MapR's New Hadoop Distribution Promises No-Risk Upgrade
MapR's latest Hadoop distribution includes support for Hadoop 2.2 with YARN, but is also backward compatible with the MapReduce 1.x scheduler, promising organizations a risk-free upgrade path to the latest Hadoop architecture.
Mon, February 17, 2014
CIO — MapR Technologies, the company behind the MapR Distribution of Apache Hadoop, announced that it will make the latest version of its distribution, which includes support for Hadoop 2.2 with YARN, available in March.
The company has taken a different tack with its distribution than competitors Cloudera and Hortonworks—unlike it competitors, MapR has committed to backward compatibility, enabling organizations to run the Hadoop MapReduce 1.x and YARN schedulers on the same nodes in the cluster simultaneously.
By ensuring that MapReduce 1.x and YARN schedulers can coexist, MapR gives MapReduce 1.x users an easy and risk-free path to upgrade to the new scheduler, says Jack Norris, CMO of MapR Technologies.
"Our focus is really production use of Hadoop," Norris says. "Once you go into production, it's about availability and uptime and integration with existing apps. We're backward compatible from previous distributions to this distribution because you can't introduce changes easily into a production environment. Customers say, 'YARN's exciting, but I want to put my toe in the water. I've got existing jobs that are running.' We've got customers running over 20,000 jobs a day on our platform."

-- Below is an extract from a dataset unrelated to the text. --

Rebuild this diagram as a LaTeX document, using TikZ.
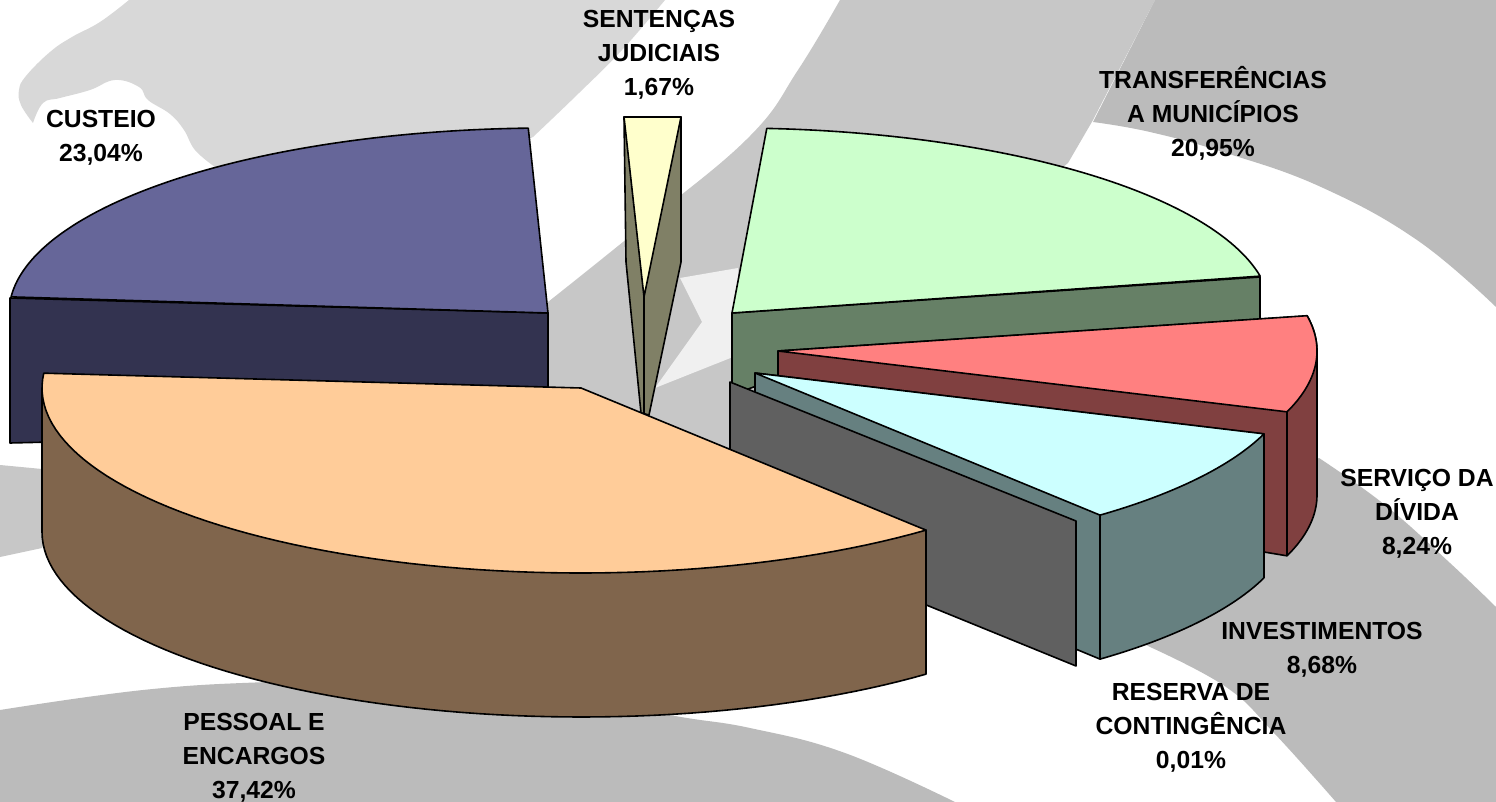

Apache Hadoop YARN (short for Yet Another Resource Negotiator) is the foundation of Hadoop 2.0, released last October. YARN serves as the Hadoop operating system, taking what was a single-use data platform for batch processing and turning it into a multi-use platform that enables batch, interactive, online and stream processing.
YARN acts as the primary resource manager and mediator of access to data stored in Hadoop distributed file system (HDFS), giving organizations the ability to store data in a single place and then interact with it in multiple ways, simultaneously, with consistent levels of service.
By combining YARN with MapR's read-write (R/W) POSIX data platform, Norris says MapR enables YARN-based applications to not only run on a Hadoop cluster and share compute resources, but also read, write and update data in the underlying distributed file system and database tables. As a result, it gives organizations the ability to develop and deploy a broader set of big data applications.
[Related: Hortonworks Brings Hadoop 2.0 to Windows]
"YARN opens up Hadoop for processing patterns beyond just MapReduce," says Evan Quinn, research director, Enterprise Management Associates. "MapR's Hadoop distribution extends YARN even further by adding a full, open standard NFS interface in addition to HDFS, enabling non-MapReduce applications to optimally take advantage of a cluster's storage."
"When we talk about a general-purpose storage platform, it's about random read-write," Norris says. "If you want to open up the processing to some other type of application, you don't want to have to rewrite that application just to take advantage of Hadoop. You just want it to run on the platform. Having to rewrite it to use the Hadoop distributed file system (HDFS) API introduces change that can require a lot of forethought and planning—and in some cases a redesign of the application. We allow you to run directly on the MapR platform with no changes, only now you're taking advantage of the highly distributed framework that MapR provides."